INTERNATIONAL NEWS: Global markets surge …after US fiscal cliff deal

Global stocks surged and commodities rallied yesterday after US legislators struck a deal to halt a round of automatic fiscal tightening that threatened to push the world’s largest economy into recession.

A trader watches a news report on the floor of the New York Stock Exchange at the Opening Bell yesterday. World financial markets jumped yesterday after US lawmakers agreed to a hard-won deal to head off the nation’s looming fiscal crisis.

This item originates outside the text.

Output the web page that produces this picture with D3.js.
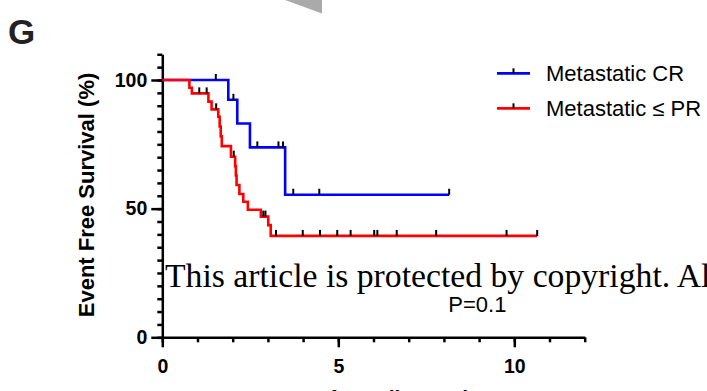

The deal reached on Tuesday to avert the “fiscal cliff” put off the immediate pain of income tax hikes for almost all US households but did nothing to resolve other political impasses on the budget that loom in coming months, including the debt ceiling.
Spending cuts of $109bn in military and domestic programmes were only delayed for two months, and a fight over the limit for US government debt also looms.
“There was the fiscal cliff euphoria, but the markets are a little overdone and people realise you still have the debt ceiling battle, social security taxes going up and dealing with spending sequestration and budget cuts,” said Mark Waggoner, president at Excel Futures Inc.
The deal boosted investors’ appetite for riskier assets and depressed the US dollar against major currencies. Brent crude oil hit an 11-week high of nearly $113 per barrel and gold prices rose more than 1% to a two-week high.
In oil trading, London’s benchmark Brent crude ended up 1.2% at $112.47 a barrel, after surging earlier to a 11-week high of nearly $112.90.
Brent finished up 3.5% in 2011. It averaged more than $111.65 per barrel through the year, the highest annual average on record, as geopolitical threats to production offset worries about flagging oil demand.
US crude settled up 1.4% for the session at $93.12 a barrel. It hit an intraday high of $93.87 a barrel, the highest since Sept. 21. For 2011, US crude gained 7%.
The US fiscal deal aside, oil found support from robust data out of China pointing to a recovery in the world’s second-largest economy and No. 2 oil consumer.
The vote in Congress removed a major uncertainty hanging over markets, but some analysts cautioned that the optimism could fade if US economic data later this week, including the December payroll report, disappoints.
US manufacturing expanded slightly in December, bouncing back from an unexpected contraction the prior month, according to an industry report released yesterday.
The Dow Jones industrial average was up 237.95 points, or 1.82%, at 13,342.09. The Standard & Poor’s 500 Index was up 27.91 points, or 1.96%, at 1,454.10. The Nasdaq Composite Index was up 79.04 points, or 2.62%, at 3,098.55.
The MSCI all-country world equity index rose 1.74%. The pan-European FTSEurofirst 300 closed 2.1% higher at 1157.40.
In currency markets, the euro was at $1.3173 after reaching a two-week high earlier in the session. The US dollar rose 0.1% against a basket of major currencies.
Spot gold was up 0.8% at $1,687.60 an ounce by 2:54pm EST (1954 GMT), off a two-week high of $1,694.70 reached earlier in the session.
Gold ended up around 7% in 2012 for its 12th straight year of gains, although it recorded a soft final quarter when it fell 5.4%, its worst quarterly performance since the third quarter of 2008.
Silver rose 2.4% to $31.01 an ounce.
Platinum group metals rose, but were well off their session highs. Platinum was up 1.8% to $1,562.74, while palladium rose 1.9% to $704.96 an ounce, well off $715.72, the highest price since March 2, 2012. Page 32

IMF: US ‘cliff’ actions not enough

The International Monetary Fund said yesterday that US actions to avoid the fiscal cliff did not go far enough to address the country’s long-term fiscal deficit and debt problems. The global emergency lender cheered the political deal finalised late Tuesday in Washington that allowed the country to avoid severe spending cuts and tax hikes programmed to take place. “In the absence of Congressional action the economic recovery would have been derailed,” IMF spokesman Gerry Rice said in a statement. But, he added, the Congress made little progress on dealing with the larger-picture problem of the US deficit, and the need to increase the country’s statutory debt ceiling in order to keep funding that deficit. “More remains to be done to put US public finances back on a sustainable path without harming the still fragile recovery,” Rice said in a statement.